USD, YIELDS, AND ENERGY CHANNELS
The dollar and real yields remain the more important channels. If the US dollar is strengthening, Gold often struggles because XAUUSD becomes more expensive for non-dollar buyers and because dollar strength usually reflects tighter financial conditions or relative US macro advantage. If Treasury yields, especially real yields, are rising, the opportunity cost of holding non-yielding Gold increases.
This headline provides no evidence of a shift in either factor. It does not suggest the Federal Reserve is turning dovish, it does not cite a collapse in inflation-adjusted yields, and it does not point to a dollar-liquidity shock. Without those confirmations, Gold bulls should not treat the article as a green light.
The energy channel is also absent. Many geopolitical Gold rallies become stronger when oil or gas prices spike because markets begin pricing inflation risk, current-account pressure, and broader economic stress. Here, there is no mention of energy supply disruption, shipping chokepoints, sanctions on oil exporters, or Middle East escalation. That removes another potential bullish transmission mechanism.
GOLD BIAS: INTRADAY AND SWING
Intraday, the Gold impact is neutral. The headline may create clicks, discussion, or short-lived retail interest, but it is unlikely to generate institutional order flow unless it coincides with a technical breakout or a broader macro move. If XAUUSD is near resistance, traders should be cautious about chasing purely because the article sounds bullish. If Gold is near support and macro conditions are supportive, the headline may help sentiment but should not be the reason for entry.
For the 1-5 day swing horizon, the bias remains dependent on external confirmation.
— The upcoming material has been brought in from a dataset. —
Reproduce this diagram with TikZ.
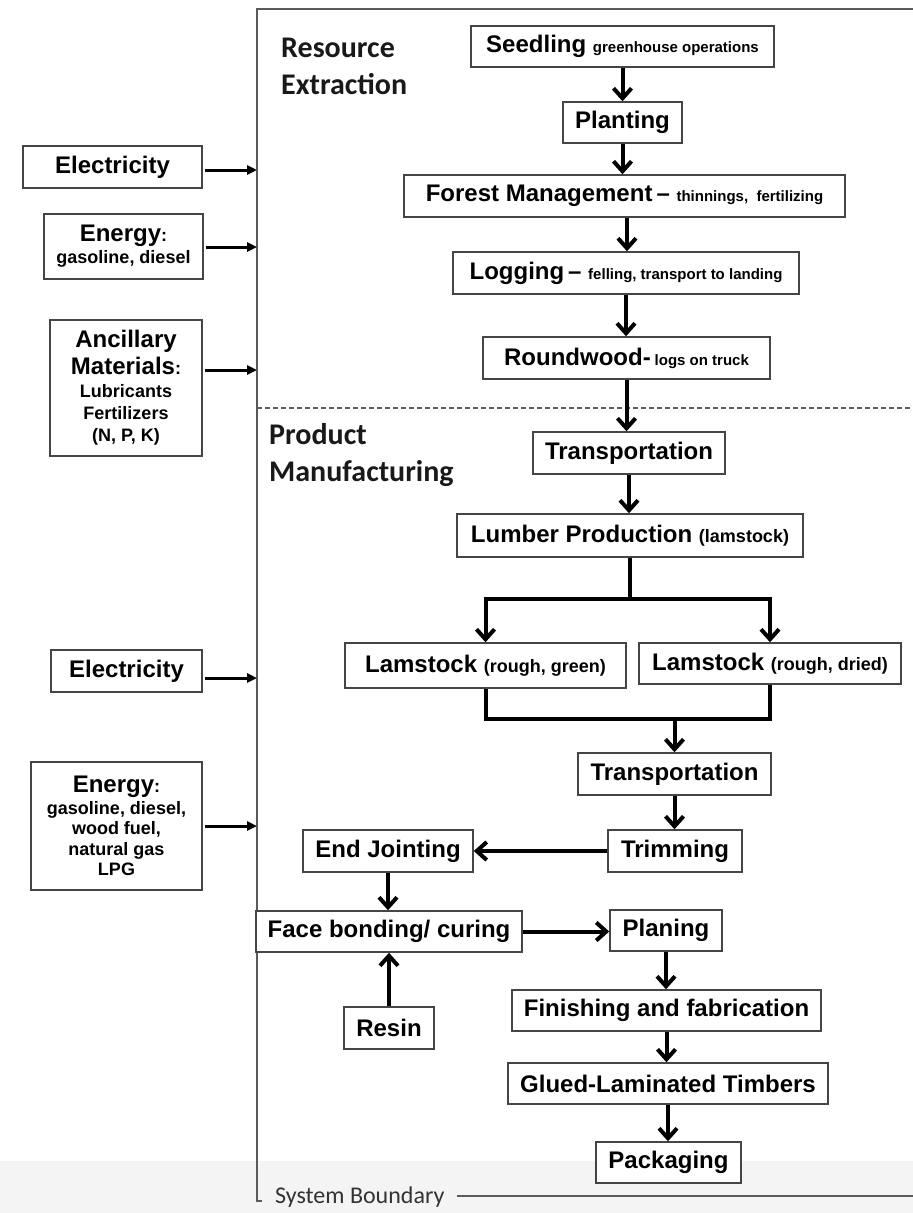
\documentclass[tikz,border=0pt]{standalone}
\usepackage{fontspec}
\setmainfont{Liberation Sans}
\newfontfamily\carlito{Carlito}
\usetikzlibrary{arrows.meta}
\definecolor{boxc}{HTML}{454545}
\definecolor{edgec}{HTML}{5A5A5A}
\definecolor{band}{HTML}{F4F4F4}
\newcommand\bgtxt[1]{{\fontsize{24}{28}\selectfont #1}}
\newcommand\smtxt[1]{{\fontsize{15}{18}\selectfont #1}}
\newcommand\mdtxt[1]{{\fontsize{18}{22}\selectfont #1}}

\begin{document}
\lineskiplimit=-30pt
\begin{tikzpicture}[x=1pt,y=-1pt,
  box/.style={draw=boxc, line width=1.5pt, fill=white, inner sep=0pt, align=center,
    text=black, font=\bfseries\fontsize{24}{28}\selectfont},
  sidebox/.style={box, font=\bfseries\fontsize{18}{22}\selectfont},
  sz/.style 2 args={minimum width=#1pt, minimum height=#2pt},
  flow/.style={line width=4pt, -{Straight Barb[length=10pt,width=18pt]}},
  link/.style={line width=4pt},
  feed/.style={line width=3pt, -{Triangle[length=10pt,width=9pt]}, shorten <=2pt},
  bound/.style={draw=edgec, line width=1.5pt},
  phase/.style={font=\carlito\bfseries\fontsize{30}{37}\selectfont, align=left,
    inner sep=0pt, anchor=north west, text=black!90},
]
\useasboundingbox (0,0) rectangle (913,1213);
\fill[band] (0,1161) rectangle (913,1213);

% system boundary
\draw[bound] (913,9) -- (257,9) -- (257,1201) -- (262,1201);
\node[anchor=base west, inner sep=0pt, text=black!80,
  font=\carlito\fontsize{24}{28}\selectfont] (sysb) at (275,1203) {System Boundary};
\draw[bound] (457,1196) -- (913,1196);
\draw[draw=edgec, line width=1.2pt, dash pattern=on 5pt off 3pt] (257,408) -- (910,408);

% phase labels
\node[phase] (resx) at (281,38) {Resource\\Extraction};
\node[phase] (prodm) at (269,423) {Product\\Manufacturing};

% inputs
\node[box, sz={179}{42}] (elec1) at (112.5,167) {Electricity};
\node[sidebox, sz={159}{65}] (ener1) at (123.5,246.5)
  {\bgtxt{Energy}:\\gasoline, diesel};
\node[sidebox, sz={152}{136}] (anc) at (126,388)
  {\bgtxt{Ancillary}\\[5pt]\bgtxt{Materials}:\\[1pt]Lubricants\\Fertilizers\\(N, P, K)};
\node[box, sz={151}{42}] (elec2) at (126.5,671) {Electricity};
\node[sidebox, sz={171}{128}, font=\bfseries\fontsize{18}{20.5}\selectfont]
  (ener2) at (116.5,826)
  {\bgtxt{Energy}:\\[1pt]gasoline, diesel,\\wood fuel,\\natural gas\\LPG};

\coordinate (in1) at (257,170);
\coordinate (in2) at (257,247);
\coordinate (in3) at (257,370);
\coordinate (in4) at (257,678);
\coordinate (in5) at (257,826);
\draw[feed] (elec1.east |- in1) -- (in1);
\draw[feed] (ener1.east |- in2) -- (in2);
\draw[feed] (anc.east |- in3) -- (in3);
\draw[feed] (elec2.east |- in4) -- (in4);
\draw[feed] (ener2.east |- in5) -- (in5);

% resource extraction chain
\node[box, sz={303}{41}] (seed) at (622.5,46.5) {Seedling \smtxt{greenhouse operations}};
\node[box, sz={119}{41}] (plant) at (622.5,122.5) {Planting};
\node[box, sz={441}{42}] (forest) at (624.5,196)
  {Forest Management\,\textendash\ \smtxt{thinnings,\ \ fertilizing}};
\node[box, sz={346}{42}] (log) at (626,273)
  {Logging\,\textendash\ \smtxt{felling, transport to landing}};
\node[box, sz={287}{42}] (round) at (626.5,358) {Roundwood-\,\smtxt{logs on truck}};

% manufacturing chain
\node[box, sz={192}{42}] (trans1) at (629,453) {Transportation};
\node[box, sz={346}{43}] (lumber) at (630,535.5) {Lumber Production \mdtxt{(lamstock)}};
\node[box, sz={281}{45}] (lamg) at (485.5,665.5) {Lamstock \mdtxt{(rough, green)}};
\node[box, sz={262}{41}] (lamd) at (770,663.5) {Lamstock \mdtxt{(rough, dried)}};
\node[box, sz={193}{42}] (trans2) at (674.5,774) {Transportation};
\node[box, sz={134}{42}] (trim) at (675,851) {Trimming};
\node[box, sz={170}{42}] (endj) at (388,851) {End Jointing};
\node[box, sz={266}{41}] (face) at (389,931.5) {Face bonding/ curing};
\node[box, sz={112}{41}] (plan) at (666,930.5) {Planing};
\node[box, sz={90}{42}] (resin) at (389,1028) {Resin};
\node[box, sz={309}{41}] (finish) at (666.5,1010.5) {Finishing and fabrication};
\node[box, sz={320}{41}] (glued) at (668,1083.5) {Glued-Laminated Timbers};
\node[box, sz={145}{41}] (pack) at (668.5,1162.5) {Packaging};

% flows
\draw[flow] (seed.south) -- (seed.south |- plant.north);
\draw[flow] (plant.south) -- (plant.south |- forest.north);
\draw[flow] (forest.south -| 627,0) -- (627,0 |- log.north);
\draw[flow] (log.south) -- (log.south |- round.north);
\draw[flow] (round.south) -- (round.south |- trans1.north);
\draw[flow] (trans1.south) -- (trans1.south |- lumber.north);

\coordinate (split) at (630,599);
\draw[link] (lumber.south) -- (split);
\draw[flow] (split) -| (lamg.north);
\draw[flow] (split) -| (lamd.north);

\coordinate (merge) at (674.5,719);
\draw[link] (lamg.south) |- (merge) -| (lamd.south);
\draw[flow] (merge) -- (trans2.north);

\draw[flow] (trans2.south) -- (trans2.south |- trim.north);
\draw[flow] (trim.west) -- (endj.east);
\draw[flow] (endj.south) -- (endj.south |- face.north);
\draw[flow] (resin.north) -- (resin.north |- face.south);
\draw[flow] (face.east) -- (face.east -| plan.west);
\draw[flow] (plan.south) -- (plan.south |- finish.north);
\draw[flow] (finish.south) -- (finish.south |- glued.north);
\draw[flow] (glued.south) -- (glued.south |- pack.north);
\end{tikzpicture}
\end{document}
Bullish confirmation would include falling US real yields, a softer dollar, renewed central-bank buying headlines, geopolitical escalation, or a clean technical breakout with volume and follow-through. Bearish confirmation would include a rebound in the dollar, rising yields, hawkish Fed repricing, stronger risk appetite, or failed breakout price action.
In other words, this headline does not change the swing map. It only tells us that market participants are debating Gold’s direction. That is not enough to justify a directional geopolitical trade.
TRADING FRAMEWORK
The correct approach is to stand aside from trading this headline alone. Traders already long Gold can use it as a reason to reassess whether the position is still supported by macro structure, but not as a reason to add blindly. New buyers should avoid chasing unless price confirms with a sustained break above key resistance and macro conditions align.
Accumulation makes sense only on controlled pullbacks if the broader setup remains supportive: weaker USD, softer yields, resilient central-bank demand, or genuine geopolitical risk. Chasing a breakout is acceptable only if the breakout is confirmed by follow-through and not just headline excitement. Fading panic is not relevant here because there is no panic. Standing aside is the cleanest response if the market is trapped in a range and the article is merely descriptive.
The most common mistake will be to assume “institutional analysis” equals institutional buying. It does not. Institutions publish views all the time, and headlines often summarize those views in a way that sounds more actionable than the underlying evidence supports. Serious traders should separate commentary from catalysts.
BIAS SUMMARY
This is a neutral Gold headline with minimal standalone impact. It does not create fresh geopolitical risk, safe-haven urgency, energy inflation pressure, or a clear dollar/yield signal. The article may reflect existing bullish interest in Gold, but it does not justify treating XAUUSD as a buy purely on the headline.
For traders, the message is simple: do not overtrade commentary. If Gold is already supported by falling yields and a weaker dollar, stay constructive but disciplined. If the dollar is firm and yields are rising, this kind of “get on board” headline can be exactly the type of late-cycle noise that traps emotional buyers.